I’m a huge fan of credit cards and I’ve never been in credit card debt before. I’ve been fortunate enough to learn the dangers of easy credit and was never seduced by its siren song, or her underhanded tactics like double cycle billing. The latest saga involving credit cards is debate in Washington over the proposed consumer protection rules offered by the Federal Reserve Board under an update to Regulation AA (Federal Trade Commission Act) — Unfair or Deceptive Acts or Practices.
Would you like to contribute? Here’s the press release discussing the proposals, simply scroll down to Proposals for Comment and click on Submit comment underneath Regulation AA.
Freezing Interest Rates
One of the proposals is prohibiting banks from increase rates on pre-existing credit card balances. At first glance, this makes total sense. When you sign on the dotted line for a mortgage, you are aware of how the interest rate will behave. On a 30-year fixed mortgage, it will never change. On a 5/1 adjustable rate mortgage, it will be set for five years, then change every year after that. While in the last few years this was abused, in principle is makes total sense. You know what you’re getting into. With credit cards, the rate is always variable and can always change. However, you accept that when you apply for and begin using the card.
That being said, I do think that credit cards should be adjusted to reflect the way it’s actually being used and that requires that rates be locked at the time it is being spent. The consequence of this is that all interest rates will rise because it reflects a greater risk assumed by the credit card company and credit cards will be harder to get. You provide no proof of income when you apply for a credit card, perhaps that will change.
Application of Payments
Consumers taking advantage of 0% for life offers recognize this little line item, credit card companies apply payments to the lowest interest rate first.

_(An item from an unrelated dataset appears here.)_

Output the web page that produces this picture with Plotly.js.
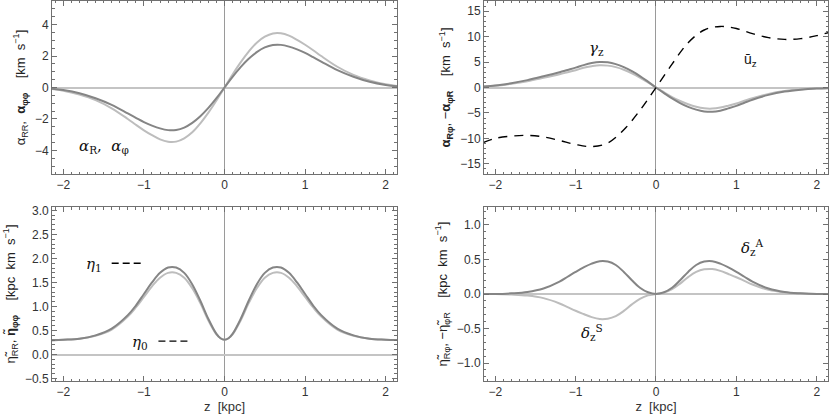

For example, recent 0% for life offers usually require two or three purchases a billing cycle. The cost of those purchases is at the prevailing rate, usually much much higher, and payments are applied to the 0% offer.
Consumers should be allowed to pay down whatever balance they want, not be forced to pay the lower offer. In all cases, this will be the amounts with the highest interest rate. Don’t listen to Dave Ramsey, you want to pay the higher interest rates first, not the ones with the smallest balances.
Double Cycle Billing
This is tactic is just underhanded. If you’re an impartial observer, you can understand variable interest rates because credit card companies put it plainly in their agreements. Double cycle billing? Give me a break. Double cycle billing is when they take the average of your two previous bills and charge interest on that. I don’t even know why this was even acceptable in the first place.
Obviously, the banks don’t like it:
“We are deeply concerned that these rules will result in less competition, higher consumer prices, fewer consumer choices and reduced consumer access to credit cards,” President and CEO Edward Yingling [of the American Bankers Association] said in a statement.
I don’t agree that they go to far, I think they’re great proposals, but I do agree that it will result in less competition, higher prices, fewer choices, and reduced access but that’s exactly what we need. We don’t need credit card offers piling up in our mailboxes, we don’t need the average family credit debt to be around $10k, and we honestly will survive if there are fewer credit card companies.